Why did Desdemona fall in love with Othello?

In class, I tell my students that Desdemona falls in love with Othello’s story before the man. When she hears of his “travails and dangers,” she responds with empathy, not pity- choosing courage and character over comfort or convention.

Does Iago love Desdemona?

I always shake my head here. Iago doesn’t love Desdemona. He uses her. His language reduces love to suspicion and appetite. Any fixation he shows is rooted in envy and control, not affection or emotional attachment.

Is Othello a love story?

Students argue about this every year. I say it starts like a love story and ends like a cautionary tale. Romance lights the match, but jealousy pours the fuel. Shakespeare asks whether love without trust deserves the name.

Does Cassio love Desdemona?

Cassio admires Desdemona, but it’s a courteous, idealized respect- not romance. When he calls her “divine,” I remind students he speaks the language of manners, not desire. His love is social and symbolic, not personal or passionate.
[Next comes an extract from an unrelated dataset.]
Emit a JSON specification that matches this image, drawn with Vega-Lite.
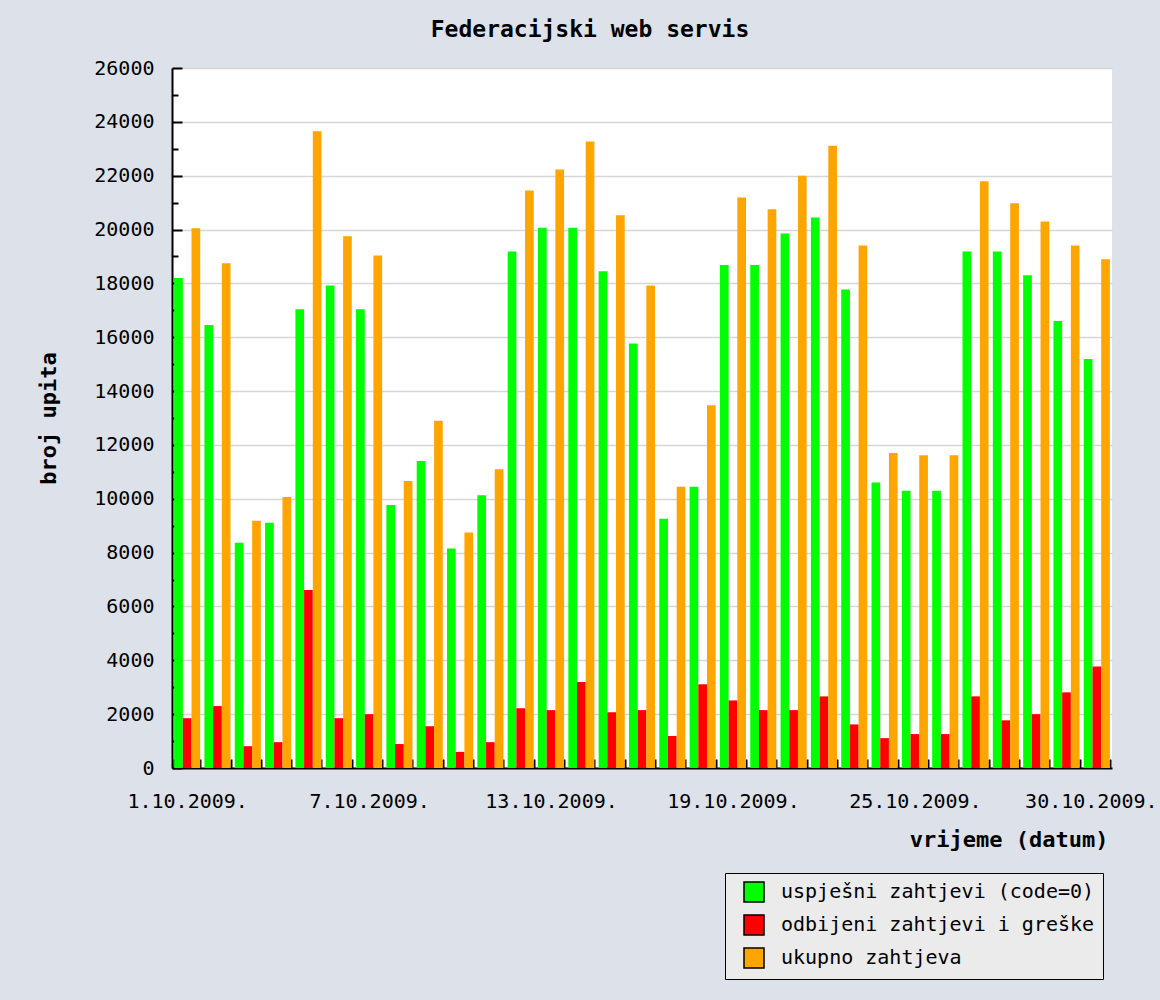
{
  "$schema": "https://vega.github.io/schema/vega-lite/v6.json",
  "autosize": {"type": "none"},
  "width": 940,
  "height": 700,
  "padding": {"left": 172, "top": 68, "right": 48, "bottom": 232},
  "background": "#dde1e9",
  "title": {
    "text": "Federacijski web servis",
    "font": "DejaVu Sans Mono",
    "fontSize": 23,
    "fontWeight": "bold",
    "color": "black",
    "anchor": "middle",
    "frame": "group",
    "dx": -52,
    "offset": 16
  },
  "config": {"view": {"stroke": null, "fill": "white"}},
  "data": {
    "values": [
      {"dan": 1, "serija": "uspješni zahtjevi (code=0)", "broj": 18200}, {"dan": 1, "serija": "odbijeni zahtjevi i greške", "broj": 1850}, {"dan": 1, "serija": "ukupno zahtjeva", "broj": 20050},
      {"dan": 2, "serija": "uspješni zahtjevi (code=0)", "broj": 16450}, {"dan": 2, "serija": "odbijeni zahtjevi i greške", "broj": 2300}, {"dan": 2, "serija": "ukupno zahtjeva", "broj": 18750},
      {"dan": 3, "serija": "uspješni zahtjevi (code=0)", "broj": 8370}, {"dan": 3, "serija": "odbijeni zahtjevi i greške", "broj": 810}, {"dan": 3, "serija": "ukupno zahtjeva", "broj": 9180},
      {"dan": 4, "serija": "uspješni zahtjevi (code=0)", "broj": 9110}, {"dan": 4, "serija": "odbijeni zahtjevi i greške", "broj": 960}, {"dan": 4, "serija": "ukupno zahtjeva", "broj": 10070},
      {"dan": 5, "serija": "uspješni zahtjevi (code=0)", "broj": 17040}, {"dan": 5, "serija": "odbijeni zahtjevi i greške", "broj": 6610}, {"dan": 5, "serija": "ukupno zahtjeva", "broj": 23650},
      {"dan": 6, "serija": "uspješni zahtjevi (code=0)", "broj": 17920}, {"dan": 6, "serija": "odbijeni zahtjevi i greške", "broj": 1850}, {"dan": 6, "serija": "ukupno zahtjeva", "broj": 19750},
      {"dan": 7, "serija": "uspješni zahtjevi (code=0)", "broj": 17040}, {"dan": 7, "serija": "odbijeni zahtjevi i greške", "broj": 2000}, {"dan": 7, "serija": "ukupno zahtjeva", "broj": 19040},
      {"dan": 8, "serija": "uspješni zahtjevi (code=0)", "broj": 9770}, {"dan": 8, "serija": "odbijeni zahtjevi i greške", "broj": 890}, {"dan": 8, "serija": "ukupno zahtjeva", "broj": 10660},
      {"dan": 9, "serija": "uspješni zahtjevi (code=0)", "broj": 11400}, {"dan": 9, "serija": "odbijeni zahtjevi i greške", "broj": 1550}, {"dan": 9, "serija": "ukupno zahtjeva", "broj": 12900},
      {"dan": 10, "serija": "uspješni zahtjevi (code=0)", "broj": 8150}, {"dan": 10, "serija": "odbijeni zahtjevi i greške", "broj": 600}, {"dan": 10, "serija": "ukupno zahtjeva", "broj": 8750},
      {"dan": 11, "serija": "uspješni zahtjevi (code=0)", "broj": 10130}, {"dan": 11, "serija": "odbijeni zahtjevi i greške", "broj": 960}, {"dan": 11, "serija": "ukupno zahtjeva", "broj": 11100},
      {"dan": 12, "serija": "uspješni zahtjevi (code=0)", "broj": 19180}, {"dan": 12, "serija": "odbijeni zahtjevi i greške", "broj": 2220}, {"dan": 12, "serija": "ukupno zahtjeva", "broj": 21450},
      {"dan": 13, "serija": "uspješni zahtjevi (code=0)", "broj": 20070}, {"dan": 13, "serija": "odbijeni zahtjevi i greške", "broj": 2150}, {"dan": 13, "serija": "ukupno zahtjeva", "broj": 22230},
      {"dan": 14, "serija": "uspješni zahtjevi (code=0)", "broj": 20070}, {"dan": 14, "serija": "odbijeni zahtjevi i greške", "broj": 3190}, {"dan": 14, "serija": "ukupno zahtjeva", "broj": 23270},
      {"dan": 15, "serija": "uspješni zahtjevi (code=0)", "broj": 18450}, {"dan": 15, "serija": "odbijeni zahtjevi i greške", "broj": 2070}, {"dan": 15, "serija": "ukupno zahtjeva", "broj": 20530},
      {"dan": 16, "serija": "uspješni zahtjevi (code=0)", "broj": 15770}, {"dan": 16, "serija": "odbijeni zahtjevi i greške", "broj": 2150}, {"dan": 16, "serija": "ukupno zahtjeva", "broj": 17920},
      {"dan": 17, "serija": "uspješni zahtjevi (code=0)", "broj": 9260}, {"dan": 17, "serija": "odbijeni zahtjevi i greške", "broj": 1190}, {"dan": 17, "serija": "ukupno zahtjeva", "broj": 10450},
      {"dan": 18, "serija": "uspješni zahtjevi (code=0)", "broj": 10450}, {"dan": 18, "serija": "odbijeni zahtjevi i greške", "broj": 3110}, {"dan": 18, "serija": "ukupno zahtjeva", "broj": 13470},
      {"dan": 19, "serija": "uspješni zahtjevi (code=0)", "broj": 18680}, {"dan": 19, "serija": "odbijeni zahtjevi i greške", "broj": 2510}, {"dan": 19, "serija": "ukupno zahtjeva", "broj": 21190},
      {"dan": 20, "serija": "uspješni zahtjevi (code=0)", "broj": 18680}, {"dan": 20, "serija": "odbijeni zahtjevi i greške", "broj": 2150}, {"dan": 20, "serija": "ukupno zahtjeva", "broj": 20750},
      {"dan": 21, "serija": "uspješni zahtjevi (code=0)", "broj": 19850}, {"dan": 21, "serija": "odbijeni zahtjevi i greške", "broj": 2150}, {"dan": 21, "serija": "ukupno zahtjeva", "broj": 22000},
      {"dan": 22, "serija": "uspješni zahtjevi (code=0)", "broj": 20450}, {"dan": 22, "serija": "odbijeni zahtjevi i greške", "broj": 2660}, {"dan": 22, "serija": "ukupno zahtjeva", "broj": 23110},
      {"dan": 23, "serija": "uspješni zahtjevi (code=0)", "broj": 17770}, {"dan": 23, "serija": "odbijeni zahtjevi i greške", "broj": 1620}, {"dan": 23, "serija": "ukupno zahtjeva", "broj": 19410},
      {"dan": 24, "serija": "uspješni zahtjevi (code=0)", "broj": 10600}, {"dan": 24, "serija": "odbijeni zahtjevi i greške", "broj": 1110}, {"dan": 24, "serija": "ukupno zahtjeva", "broj": 11700},
      {"dan": 25, "serija": "uspješni zahtjevi (code=0)", "broj": 10300}, {"dan": 25, "serija": "odbijeni zahtjevi i greške", "broj": 1260}, {"dan": 25, "serija": "ukupno zahtjeva", "broj": 11620},
      {"dan": 26, "serija": "uspješni zahtjevi (code=0)", "broj": 10300}, {"dan": 26, "serija": "odbijeni zahtjevi i greške", "broj": 1260}, {"dan": 26, "serija": "ukupno zahtjeva", "broj": 11620},
      {"dan": 27, "serija": "uspješni zahtjevi (code=0)", "broj": 19180}, {"dan": 27, "serija": "odbijeni zahtjevi i greške", "broj": 2660}, {"dan": 27, "serija": "ukupno zahtjeva", "broj": 21790},
      {"dan": 28, "serija": "uspješni zahtjevi (code=0)", "broj": 19180}, {"dan": 28, "serija": "odbijeni zahtjevi i greške", "broj": 1770}, {"dan": 28, "serija": "ukupno zahtjeva", "broj": 20980},
      {"dan": 29, "serija": "uspješni zahtjevi (code=0)", "broj": 18300}, {"dan": 29, "serija": "odbijeni zahtjevi i greške", "broj": 2000}, {"dan": 29, "serija": "ukupno zahtjeva", "broj": 20300},
      {"dan": 30, "serija": "uspješni zahtjevi (code=0)", "broj": 16600}, {"dan": 30, "serija": "odbijeni zahtjevi i greške", "broj": 2810}, {"dan": 30, "serija": "ukupno zahtjeva", "broj": 19410},
      {"dan": 31, "serija": "uspješni zahtjevi (code=0)", "broj": 15190}, {"dan": 31, "serija": "odbijeni zahtjevi i greške", "broj": 3770}, {"dan": 31, "serija": "ukupno zahtjeva", "broj": 18900}
    ]
  },
  "layer": [
    {
      "mark": {"type": "bar", "opacity": 0},
      "encoding": {
        "x": {
          "field": "dan",
          "type": "ordinal",
          "scale": {"paddingInner": 0.14, "paddingOuter": 0.07},
          "axis": {
            "title": "vrijeme (datum)",
            "titleFont": "DejaVu Sans Mono",
            "titleFontSize": 22,
            "titleFontWeight": "bold",
            "titleColor": "black",
            "titleAnchor": "end",
            "titleAlign": "right",
            "titleBaseline": "alphabetic",
            "titleX": 936,
            "titleY": 78,
            "labelExpr": "datum.value == 31 ? '30.10.2009.' : ((datum.value - 1) % 6 == 0 ? datum.value + '.10.2009.' : '')",
            "labelAngle": 0,
            "labelFont": "DejaVu Sans Mono",
            "labelFontSize": 20,
            "labelColor": "black",
            "labelPadding": 32,
            "labelOffset": {"condition": {"test": "datum.value == 31", "value": -6}, "value": 0},
            "labelOverlap": false,
            "labelBound": false,
            "labelFlush": false,
            "tickBand": "extent",
            "tickSize": -9,
            "tickColor": "black",
            "tickWidth": 2,
            "domainColor": "black",
            "domainWidth": 2
          }
        },
        "xOffset": {
          "field": "serija",
          "type": "nominal",
          "scale": {"domain": ["uspješni zahtjevi (code=0)", "odbijeni zahtjevi i greške", "ukupno zahtjeva"], "paddingInner": 0, "paddingOuter": 0}
        },
        "y": {
          "field": "broj",
          "type": "quantitative",
          "scale": {"domain": [0, 26000], "nice": false},
          "axis": {
            "orient": "left",
            "values": [1000, 3000, 5000, 7000, 9000, 11000, 13000, 15000, 17000, 19000, 21000, 23000, 25000],
            "labels": false,
            "domain": false,
            "grid": false,
            "title": null,
            "tickSize": -6,
            "tickColor": "black",
            "tickWidth": 2
          }
        }
      }
    },
    {
      "mark": {"type": "bar"},
      "encoding": {
        "x": {
          "field": "dan",
          "type": "ordinal",
          "scale": {"paddingInner": 0.14, "paddingOuter": 0.07},
          "axis": {
            "title": "vrijeme (datum)",
            "titleFont": "DejaVu Sans Mono",
            "titleFontSize": 22,
            "titleFontWeight": "bold",
            "titleColor": "black",
            "titleAnchor": "end",
            "titleAlign": "right",
            "titleBaseline": "alphabetic",
            "titleX": 936,
            "titleY": 78,
            "labelExpr": "datum.value == 31 ? '30.10.2009.' : ((datum.value - 1) % 6 == 0 ? datum.value + '.10.2009.' : '')",
            "labelAngle": 0,
            "labelFont": "DejaVu Sans Mono",
            "labelFontSize": 20,
            "labelColor": "black",
            "labelPadding": 32,
            "labelOffset": {"condition": {"test": "datum.value == 31", "value": -6}, "value": 0},
            "labelOverlap": false,
            "labelBound": false,
            "labelFlush": false,
            "tickBand": "extent",
            "tickSize": -9,
            "tickColor": "black",
            "tickWidth": 2,
            "domainColor": "black",
            "domainWidth": 2
          }
        },
        "xOffset": {
          "field": "serija",
          "type": "nominal",
          "scale": {"domain": ["uspješni zahtjevi (code=0)", "odbijeni zahtjevi i greške", "ukupno zahtjeva"], "paddingInner": 0, "paddingOuter": 0}
        },
        "y": {
          "field": "broj",
          "type": "quantitative",
          "scale": {"domain": [0, 26000], "nice": false},
          "axis": {
            "orient": "left",
            "values": [0, 2000, 4000, 6000, 8000, 10000, 12000, 14000, 16000, 18000, 20000, 22000, 24000, 26000],
            "format": "d",
            "title": "broj upita",
            "titleFont": "DejaVu Sans Mono",
            "titleFontSize": 22,
            "titleFontWeight": "bold",
            "titleColor": "black",
            "titleAngle": 270,
            "titleX": -124,
            "titleY": 350,
            "titleAlign": "center",
            "titleBaseline": "middle",
            "labelFont": "DejaVu Sans Mono",
            "labelFontSize": 20,
            "labelColor": "black",
            "labelPadding": 28,
            "labelOverlap": false,
            "labelBound": false,
            "labelFlush": false,
            "tickSize": -10,
            "tickColor": "black",
            "tickWidth": 2,
            "domainColor": "black",
            "domainWidth": 2,
            "grid": true,
            "gridColor": "#d6d6d6",
            "gridWidth": 1.5
          }
        },
        "color": {
          "field": "serija",
          "type": "nominal",
          "scale": {"domain": ["uspješni zahtjevi (code=0)", "odbijeni zahtjevi i greške", "ukupno zahtjeva"], "range": ["#00ff00", "#ff0000", "#ffa500"]},
          "legend": {
            "orient": "none",
            "legendX": 553,
            "legendY": 805,
            "title": null,
            "fillColor": "#ebebeb",
            "strokeColor": "black",
            "padding": 8,
            "symbolOffset": 10,
            "symbolType": "square",
            "symbolSize": 400,
            "symbolStrokeColor": "black",
            "symbolStrokeWidth": 1.5,
            "symbolOpacity": 1,
            "labelFont": "DejaVu Sans Mono",
            "labelFontSize": 20,
            "labelColor": "black",
            "labelOffset": 16,
            "labelLimit": 500,
            "rowPadding": 7
          }
        }
      }
    }
  ],
  "resolve": {"axis": {"y": "independent"}}
}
How did Othello win Desdemona’s love?

Othello wins Desdemona’s love not with charm, but with vulnerability. He tells his life like a confession, and she listens. I tell my class: he conquers hearts by storytelling, not force- proof that words can woo as powerfully as swords.

Conclusion: 

The love quotes in Othello: passion, power, and tragedy show us that love in Shakespeare isn’t gentle. It’s combustible, fragile, and morally charged. From Othello’s fevered declarations to Desdemona’s quiet, unwavering devotion, and Emilia’s fearless truths, each line illuminates a different facet of human connection: trust, betrayal, loyalty, and courage. 

Teaching these moments, I see how love can inspire both grace and devastation, and how jealousy and doubt can twist even the purest intentions. 

Shakespeare doesn’t just give us romance. He gives us a study in power, perception, and consequence. These love quotes in Othello remain timeless because they remind us that love is never simple. It’s a battlefield, a mirror, and sometimes a reckoning.